Pertanyaan sebenarnya berangkat dari sebuah dokumen berjudul: “Matriks daftar nama pengurus/anggota/ simpatisan HTI merupakan pegawai pemerintah (ASN, TNI, dan Polri) akademisi (PTS dan PTN), serta unsur lainnya” yang diterima redaksi. Dalam dokumen tersebut tercamtum nama-nama pengurus, anggota, dan simpatisan HTI yang bekerja sebagai PNS di seluruh provinsi di Indonesia.
Peredaran dokumen ini sempat menuai kritik Wakil Ketua DPR RI Fahri Hamzah. Menurutnya peredaran dokumen tersebut adalah sebuah kekeliruan.
“Ini bisa menjadi dosa Presiden Jokowi kalau dia (aparatur pemerintahannya) melakukan itu,” kata Fahri kepada Tirto.
Bagi Fahri peredaran dokumen yang memuat daftar pengurus, anggota, dan simpatisan HTI bukan sekadar masalah etis, tapi sudah termasuk pelanggaran hukum. Ia mengatakan dokumen tersebut bisa memicu diskriminasi dan persekusi.
Pimpinan DPR bidang Koordinator Kesejahteraan Rakyat ini percaya dokumen itu tidak dibuat oleh masyarakat sipil. Ia berharap pemerintah, terutama Presiden, menghentikan peredaran dokumen tersebut. Sebab menurutnya dokumen itu juga bisa menjadi alasan penggulingan presiden.

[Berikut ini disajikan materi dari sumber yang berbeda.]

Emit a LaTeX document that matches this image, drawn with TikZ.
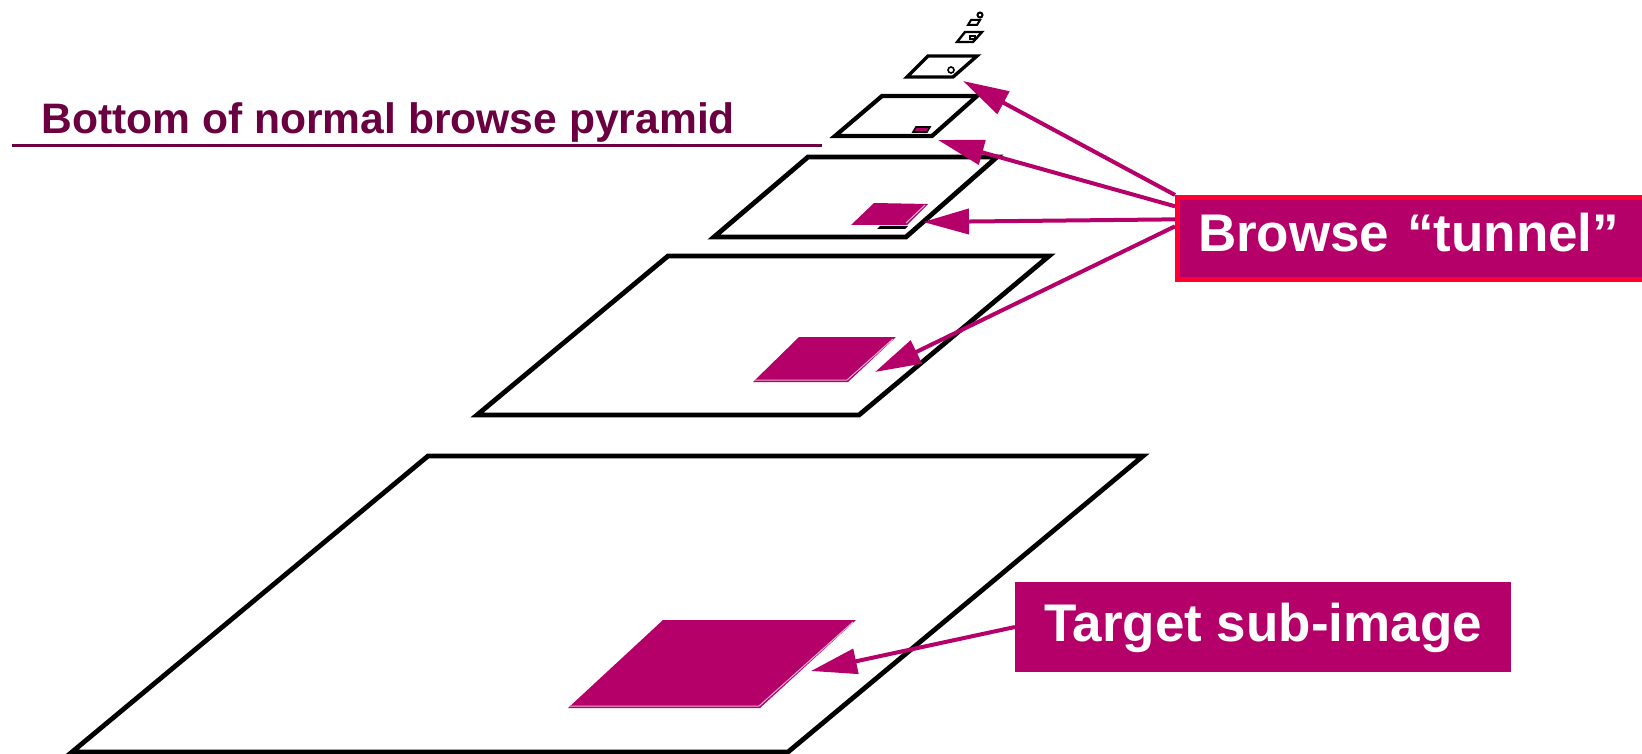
\documentclass[tikz,border=0pt]{standalone}
\usepackage{fontspec}
\setmainfont{Liberation Sans}
\usetikzlibrary{arrows.meta,calc}

\definecolor{tunnelmag}{RGB}{181,0,106}
\definecolor{tunnelred}{RGB}{255,0,51}
\definecolor{headmaroon}{RGB}{107,0,64}

\begin{document}
\begin{tikzpicture}[x=0.5pt, y=-0.5pt, >={Triangle[length=23pt, width=12.5pt]}]
\tikzstyle{plane}=[draw=black, line width=2.4pt]
\tikzstyle{patch}=[fill=tunnelmag]
\tikzstyle{glint}=[draw=tunnelmag!30, line width=0.5pt]
\tikzstyle{pointer}=[->, draw=tunnelmag, fill=tunnelmag, line width=2pt]
\tikzstyle{label box}=[fill=tunnelmag, text=white, font=\fontsize{26.5pt}{30pt}\selectfont\bfseries]

\useasboundingbox (0,0) rectangle (1642,754);
\clip (0,0) rectangle (1642,754);

% pyramid levels, bottom to top
\draw[plane] (428,456) -- (1143,456) -- (788,752) -- (72,752) -- cycle;
\draw[plane] (668,256) -- (1049,256) -- (859,415) -- (477,415) -- cycle;
\draw[plane] (808,157) -- (997,157) -- (906,237) -- (714,237) -- cycle;
\draw[plane, line width=2.1pt] (882,96) -- (977,96) -- (932,136) -- (835,136) -- cycle;
\draw[plane, line width=1.7pt] (928,56) -- (977,56) -- (953,77) -- (907,77) -- cycle;
\draw[plane, line width=1.2pt] (965,32) -- (982,32) -- (973,42) -- (957,42) -- cycle;
\draw[plane, line width=1pt] (971,20) -- (980,20) -- (977,25) -- (968,25) -- cycle;
\draw[plane, line width=1pt] (980,15) circle (2.5);

% sub-images
\fill[patch] (663,620) -- (856,620) -- (760,708) -- (568,708) -- cycle;
\draw[glint] (853,622) -- (759,706) -- (570,706);
\fill[patch] (799,337) -- (896,337) -- (848,382) -- (753,382) -- cycle;
\draw[glint] (893,339) -- (847,380) -- (755,380);
\fill[black] (880,226) -- (908,226) -- (905,229) -- (877,229) -- cycle;
\fill[patch] (874,203) -- (928,204) -- (907,225) -- (851,225) -- cycle;
\draw[glint] (925,205) -- (906,223);
\filldraw[patch, draw=black, line width=0.8pt] (916,127) -- (930,127) -- (927,132) -- (913,132) -- cycle;
\draw[line width=0.8pt] (951,70) circle (3);
\draw[line width=0.6pt] (970,36) rectangle (975,39);

% labels
\node[anchor=base west, inner sep=0pt, text=headmaroon, font=\fontsize{21.3pt}{24pt}\selectfont\bfseries] (bottom) at (41,134) {Bottom of normal browse pyramid};
\draw[headmaroon, line width=1.5pt] (12,146) -- (822,146);

\node[label box, draw=tunnelred, line width=2.5pt, anchor=north west, text width=250pt, align=left,
      inner xsep=10.25pt, inner ysep=0pt, minimum height=41pt, text height=20pt, text depth=7.5pt]
      (tunnel) at (1175,195) {Browse “tunnel”};
\node[label box, anchor=north west, outer sep=0pt, inner sep=0pt, minimum width=248pt, minimum height=45pt,
      text height=20pt, text depth=6pt] (target) at (1015,582) {Target sub-image};

% arrow tips
\coordinate (tip1) at (963,81);
\coordinate (tip2) at (938,140);
\coordinate (tip3) at (923,222);
\coordinate (tip4) at (875,372);
\coordinate (tip5) at (811,671);

\draw[pointer] (tunnel.north west) -- (tip1);
\draw[pointer] ($(tunnel.north west)!0.13!(tunnel.south west)$) -- (tip2);
\draw[pointer] ($(tunnel.north west)!0.28!(tunnel.south west)$) -- (tip3);
\draw[pointer] ($(tunnel.north west)!0.36!(tunnel.south west)$) -- (tip4);
\draw[pointer] (target.west) -- (tip5);
\end{tikzpicture}
\end{document}
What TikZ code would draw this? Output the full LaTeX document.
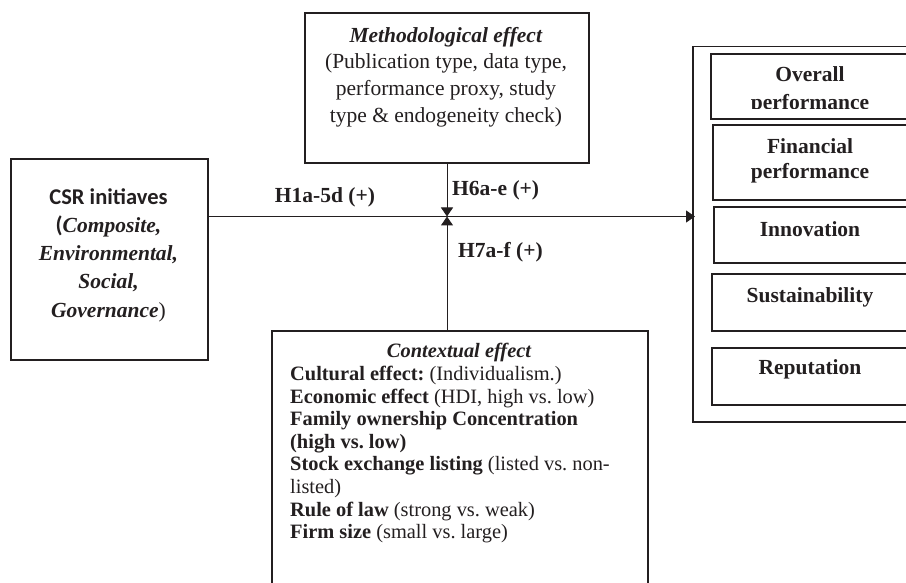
\documentclass[tikz,border=0pt]{standalone}
\usepackage{fontspec}
\setmainfont{Liberation Serif}
\newfontfamily\calib{Carlito}
\usetikzlibrary{arrows.meta}
\definecolor{ink}{HTML}{231F20}
\frenchspacing
\begin{document}
\begin{tikzpicture}[x=1pt,y=-1pt,
  frame/.style={draw=ink, line width=1.8pt, inner sep=0pt, anchor=north west},
  thinframe/.style={draw=ink, line width=1.5pt, inner sep=0pt, anchor=north west},
  conn/.style={draw=ink, line width=1pt},
  tipend/.style={-{Triangle[width=12pt,length=9pt]}},
  txt/.style={text=ink, inner sep=0pt, align=center, font=\fontsize{21.5}{26.7}\selectfont},
  hlabel/.style={text=ink, inner sep=0pt, font=\fontsize{21.5}{26}\selectfont\bfseries},
  outtxt/.style={text=ink, inner sep=0pt, align=center, font=\fontsize{21.5}{25}\selectfont\bfseries},
]
\clip (0,0) rectangle (906,583);
\fill[white] (0,0) rectangle (906,583);

% boxes
\node[frame, minimum width=197pt, minimum height=201pt] (csr) at (10,158) {};
\node[frame, minimum width=284pt, minimum height=150pt] (meth) at (304,12) {};
\node[frame, minimum width=376pt, minimum height=300pt] (ctx) at (271,330) {};
\node[thinframe, minimum width=240pt, minimum height=375pt] (outcome) at (692,46) {};
\node[frame, minimum width=220pt, minimum height=65pt] (ov) at (710,53) {};
\node[frame, minimum width=220pt, minimum height=75pt] (fin) at (712,124) {};
\node[frame, minimum width=220pt, minimum height=56pt] (inn) at (713,206) {};
\node[frame, minimum width=220pt, minimum height=57pt] (sus) at (711,273) {};
\node[frame, minimum width=220pt, minimum height=57pt] (rep) at (711,347) {};

% texts
\node[txt, font=\fontsize{21.5}{28.3}\selectfont] (csrt) at (108.5,255)
  {{\calib\bfseries\fontsize{22.5}{28.3}\selectfont CSR initiaves}\\
   {\calib\bfseries\fontsize{22.5}{28.3}\selectfont (}\textbf{\textit{Composite,}}\\
   \textbf{\textit{Environmental,}}\\
   \textbf{\textit{Social,}}\\
   \textbf{\textit{Governance}})};
\node[txt] (metht) at (446,77)
  {\textbf{\textit{Methodological effect}}\\
   (Publication type, data type,\\
   performance proxy, study\\
   type \& endogeneity check)};
\node[txt, font=\fontsize{20.4}{22.6}\selectfont\bfseries\itshape] (ctxtitle) at (459,352) {Contextual effect};
\node[txt, align=left, anchor=north west, font=\fontsize{20.4}{22.6}\selectfont] (ctxt) at (290,366)
  {\textbf{Cultural effect:} (Individualism.)\\
   \textbf{Economic effect} (HDI, high vs. low)\\
   \textbf{Family ownership Concentration}\\
   \textbf{(high vs. low)}\\
   \textbf{Stock exchange listing} (listed vs. non-\\
   listed)\\
   \textbf{Rule of law} (strong vs. weak)\\
   \textbf{Firm size} (small vs. large)};

\begin{scope}
  \clip (700,50) rectangle (906,109);
  \node[outtxt, font=\fontsize{21.5}{28}\selectfont\bfseries] (ovt) at (810,90) {Overall\\performance};
\end{scope}
\node[outtxt] (fint) at (810,161) {Financial\\performance};
\node[outtxt] (innt) at (810,229) {Innovation};
\node[outtxt] (sust) at (810,297) {Sustainability};
\node[outtxt] (rept) at (810,369) {Reputation};

% connectors
\coordinate (j) at (447,216.5);
\draw[conn, tipend] (j -| csr.east) -- ([xshift=3pt]j -| outcome.west);
\draw[conn, tipend] (j |- meth.south) -- (j);
\draw[conn, tipend] (j |- ctx.north) -- (j);

% labels
\node[hlabel] (h1) at (325,197) {H1a-5d (+)};
\node[hlabel, anchor=west] (h6) at (452,190) {H6a-e (+)};
\node[hlabel, anchor=west] (h7) at (458,252) {H7a-f (+)};
\end{tikzpicture}
\end{document}
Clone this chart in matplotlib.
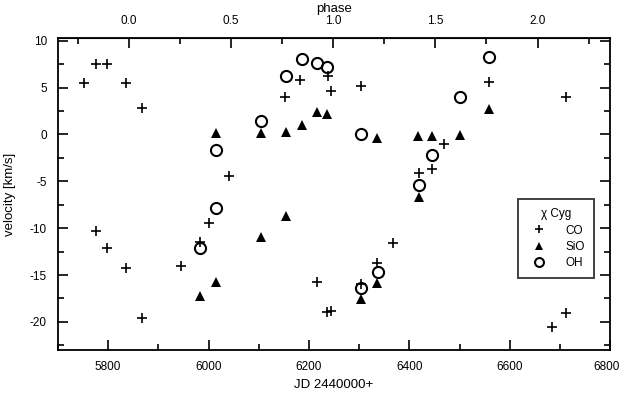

“Itu bukan saja tidak etis. Itu melanggar. Saya bisa saja mengatakan: presiden bisa saja di-impeach, loh, gara-gara begitu,” kata Fahri.
Sejumlah pihak yang dikonfirmasi Tirto membantah terlibat dalam proses pendataan maupun penyebaran orang-orang HTI. Tjahjo mengatakan ia sempat mendapatkan dokumen serupa. Namun, menurutnya, masih perlu diperiksa kembali akurasinya.
“Di Kemendagri sedang pengecekan detail dulu, ada atau tidak. Yang ASN, kan, perlu dicek dengan benar, jangan sampai jadi fitnah,” ujar Tjahjo tanpa menjelaskan dokumen itu ia dapatkan dari siapa, pada hari Minggu lalu.